En effet, dans le cadre de la retraite progressive, le principe d’égalité voudrait qu’elle soit ouverte aux professions libérales et aux dirigeants assimilés salariés. Ce n’est pas le cas aujourd’hui.
4 – Mesure pénalisante : la création d’un compte pénibilité (articles 2 à 10)
L’idée de mieux prendre en charge la pénibilité semble séduisante à première vue.

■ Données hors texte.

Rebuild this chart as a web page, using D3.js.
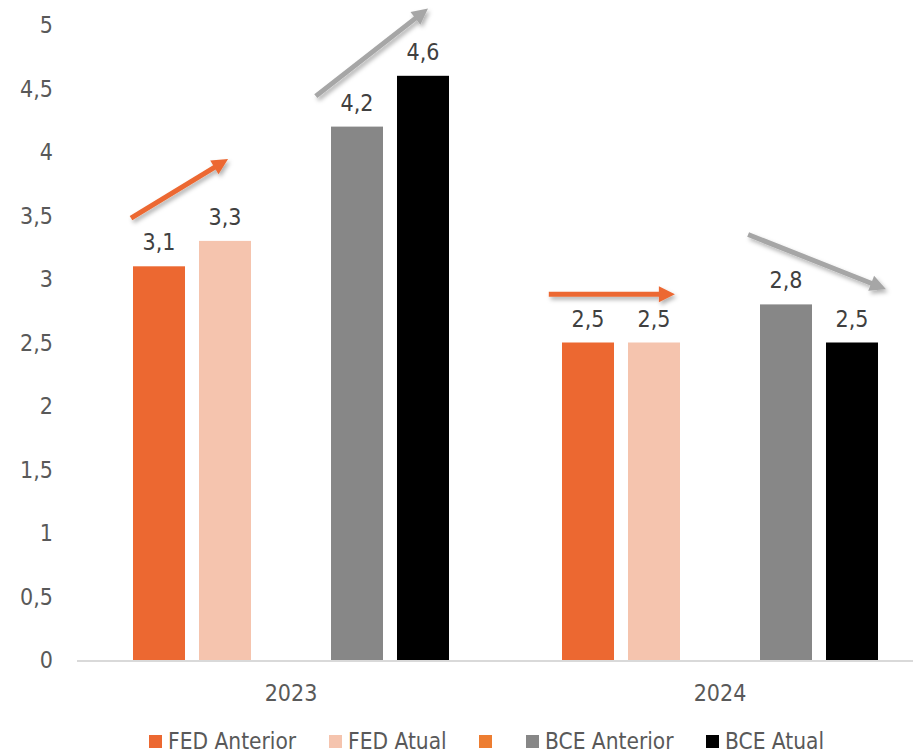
<!DOCTYPE html>
<html><head><meta charset="utf-8">
<script src="https://cdn.jsdelivr.net/npm/d3@7"></script>
<style>
html,body{margin:0;padding:0;background:#fff;}
svg text{font-family:"DejaVu Sans Condensed","DejaVu Sans",sans-serif;font-stretch:condensed;}
</style></head>
<body><svg id="c" width="913" height="756"></svg>
<script>
const categories = ["2023", "2024"];
const seriesNames = ["FED Anterior", "FED Atual", "", "BCE Anterior", "BCE Atual"];
const seriesColors = ["#EC6831", "#F5C4AE", "#ED7D31", "#878787", "#000000"];
const fedAnterior = [3.1, 2.5];
const fedAtual = [3.3, 2.5];
const blankSeries = [null, null];
const bceAnterior = [4.2, 2.8];
const bceAtual = [4.6, 2.5];
const yTicks = [0, 0.5, 1, 1.5, 2, 2.5, 3, 3.5, 4, 4.5, 5];
// trend arrows: category, slot offsets (bar-step units from first bar), values
const arrows = [
  {cat: "2023", s0: -0.03, v0: 3.48, s1: 1.44, v1: 3.945, color: "#EC6831"},
  {cat: "2023", s0: 2.77, v0: 4.44, s1: 4.47, v1: 5.13, color: "#A6A6A6"},
  {cat: "2024", s0: -0.2, v0: 2.88, s1: 1.71, v1: 2.88, color: "#EC6831"},
  {cat: "2024", s0: 2.82, v0: 3.35, s1: 4.91, v1: 2.92, color: "#A6A6A6"}
];

const allSeries = [fedAnterior, fedAtual, blankSeries, bceAnterior, bceAtual];
const fmt = v => String(v).replace(".", ",");

const svg = d3.select("#c");
const x0 = d3.scaleBand().domain(categories).range([76.5, 934.5]).padding(0);
const x1 = d3.scaleBand().domain(d3.range(seriesNames.length)).range([0, x0.bandwidth()])
  .paddingInner(0.212).paddingOuter(0.856);
const y = d3.scaleLinear().domain([0, 5]).range([660, 25]);

// y tick labels
svg.append("g").selectAll("text").data(yTicks).join("text")
  .attr("x", 53).attr("y", d => y(d)).attr("dy", "0.35em")
  .attr("text-anchor", "end").attr("fill", "#595959").attr("font-size", 23)
  .text(fmt);

// bars
const groups = svg.append("g").selectAll("g").data(categories).join("g")
  .attr("transform", d => `translate(${x0(d)},0)`);
groups.each(function(cat, ci) {
  const g = d3.select(this);
  allSeries.forEach((arr, si) => {
    const v = arr[ci];
    if (v == null) return;
    g.append("rect").attr("x", x1(si)).attr("width", x1.bandwidth())
      .attr("y", y(v)).attr("height", y(0) - y(v)).attr("fill", seriesColors[si]);
    g.append("text").attr("x", x1(si) + x1.bandwidth() / 2).attr("y", y(v) - 16)
      .attr("text-anchor", "middle").attr("fill", "#404040").attr("font-size", 23)
      .text(fmt(v));
  });
});

// axis line
svg.append("line").attr("x1", 77).attr("x2", 913).attr("y1", y(0) + 1).attr("y2", y(0) + 1)
  .attr("stroke", "#D9D9D9").attr("stroke-width", 2);

// category labels
svg.append("g").selectAll("text").data(categories).join("text")
  .attr("x", d => x0(d) + x0.bandwidth() / 2).attr("y", 701)
  .attr("text-anchor", "middle").attr("fill", "#595959").attr("font-size", 23)
  .text(d => d);

// shadow filter
const defs = svg.append("defs");
const f = defs.append("filter").attr("id", "sh").attr("x", "-20%").attr("y", "-50%")
  .attr("width", "140%").attr("height", "200%");
f.append("feDropShadow").attr("dx", 2).attr("dy", 3).attr("stdDeviation", 2)
  .attr("flood-color", "#000").attr("flood-opacity", 0.3);

// arrows
const slotX = (cat, s) => x0(cat) + x1(0) + s * x1.step();
arrows.forEach(a => {
  const xa = slotX(a.cat, a.s0), ya = y(a.v0), xb = slotX(a.cat, a.s1), yb = y(a.v1);
  const ang = Math.atan2(yb - ya, xb - xa);
  const L = 16, W = 8;
  const bx = xb - L * Math.cos(ang), by = yb - L * Math.sin(ang);
  const px = -Math.sin(ang), py = Math.cos(ang);
  const g = svg.append("g").attr("filter", "url(#sh)");
  g.append("line").attr("x1", xa).attr("y1", ya).attr("x2", bx + 2 * Math.cos(ang)).attr("y2", by + 2 * Math.sin(ang))
    .attr("stroke", a.color).attr("stroke-width", 5);
  g.append("path").attr("d", `M${xb},${yb}L${bx + W * px},${by + W * py}L${bx - W * px},${by - W * py}Z`)
    .attr("fill", a.color);
});

// legend
const legendX = [149, 329, 479, 526, 706];
const lg = svg.append("g").selectAll("g").data(seriesNames).join("g")
  .attr("transform", (d, i) => `translate(${legendX[i]},735)`);
lg.append("rect").attr("width", 13).attr("height", 13).attr("fill", (d, i) => seriesColors[i]);
lg.append("text").attr("x", 19).attr("y", 6.5).attr("dy", "0.35em")
  .attr("fill", "#595959").attr("font-size", 22.5).text(d => d);
</script></body></html>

Pour autant, la question essentielle est de se demander si c’est vraiment au système de retraite de s’en acquitter. Aller au-delà des dispositions existantes (liquidation anticipée pour inaptitude) apparait des plus risqués. Le dispositif présenté dans le projet de loi est complexe en termes de gestion pour les entreprises. Il va aussi ouvrir lieu à des interprétations sans fin sur les conditions de pénibilité. Il risque en outre de stigmatiser encore plus certains secteurs qui rencontrent des difficultés de recrutement.
Enfin, le coût de la mesure doit être supporté par les entreprises. Cela va encore une fois dégrader leur situation économique et à coup sûr augmenter le chômage des plus fragiles.
5 – Un déni de démocratie : le changement de la gouvernance de la caisse des professions libérales (article 32)
Le projet de loi entend préciser les missions de la caisse en instaurant notamment une
« contractualisation pluriannuelle avec l’État ». Il prévoit la nomination de son directeur par arrêté (et non plus élection par le Conseil d’Administration) ainsi qu’un encadrement des statuts des sections professionnelles.
En réalité, cette mesure vise à organiser l’étatisation du système de retraite des professions libérales via la mise sous tutelle par l’État de la CNAVPL, leur caisse de retraite de base. Par ce biais, c’est la disparition programmée des spécificités de chaque profession au moyen de la mise sous tutelle des sections professionnelles par la CNAVPL et d’une uniformisation de leurs spécificités.
Cette situation est d’autant plus inacceptable que :
- Les caisses professionnelles sont gérées par des conseils d’administration élus par leurs assurés. Ce n’est pas le cas du régime général des salariés. Cela revient clairement à « s’asseoir » sur le suffrage universel.
- Les caisses de professions libérales ont pour leur grande majorité été très bien gérées. Leurs difficultés financières sont le plus souvent le fait de décisions de l’Etat (on pense notamment à la charge que représentent les auto-entrepreneurs sur les comptes de la CNAVPL) et non de leur propre gestion.
- De plus, au-delà de la volonté affichée de moderniser la gouvernance de la CNAVPL, c’est la tentation pour l’Etat de capter les réserves des régimes complémentaires des libéraux (21 milliards d’€). Si cet article était adopté, l’Etat pourrait être tenté de faire de même sur les régimes complémentaires des salariés et les réserves de l’ARRCO et de l’AGIRC.
CONCLUSION :
A la lumière de ces indications, l’Institut de la Protection Sociale souhaite attirer l’attention des pouvoirs publics et demande :
1- Le retrait des mesures suivantes :
- Article 16 sur les rachats de trimestres.
- Article 12 sur le cumul emploi retraite.
- Article 32 sur la gouvernance des régimes de professions libérales.
- La réécriture de l’article sur la retraite progressive pour l’ouvrir aux professions libérales et aux dirigeants assimilés salariés.
3- Le report des articles 2 à 10 sur la pénibilité afin d’engager une évaluation intégrale de la pénibilité au travail.
- Cela passerait par un examen des actions à mettre en œuvre durant la vie active pour baisser la pénibilité des postes de travail
- Le pilotage de la pénibilité va constituer une charge supplémentaire de gestion pour les entreprises. Il n’y a aucune raison pour qu’elles en payent le coût. L’Etat devrait donc verser aux entreprises – sous forme de décote de cotisation patronale – une somme forfaitaire (par exemple à hauteur de 100 € par salarié).
- Un examen des conditions effectives au sein des régimes spéciaux. En effet, la seule justification des départs anticipés dans les régimes Sncf, Ratp, Edf,… ainsi que pour certaines activités de la fonction publique, c’est la pénibilité de leur fonction. C’était peut-être vrai en 1946. Est-ce encore vrai aujourd’hui ? Réduire les avantages des professions qui ne subissent plus de pénibilité au travail serait le moyen de financer la pénibilité des salariés qui la subissent vraiment. En cela, la mesure serait juste et s’inscrirait totalement dans la logique de la présente loi.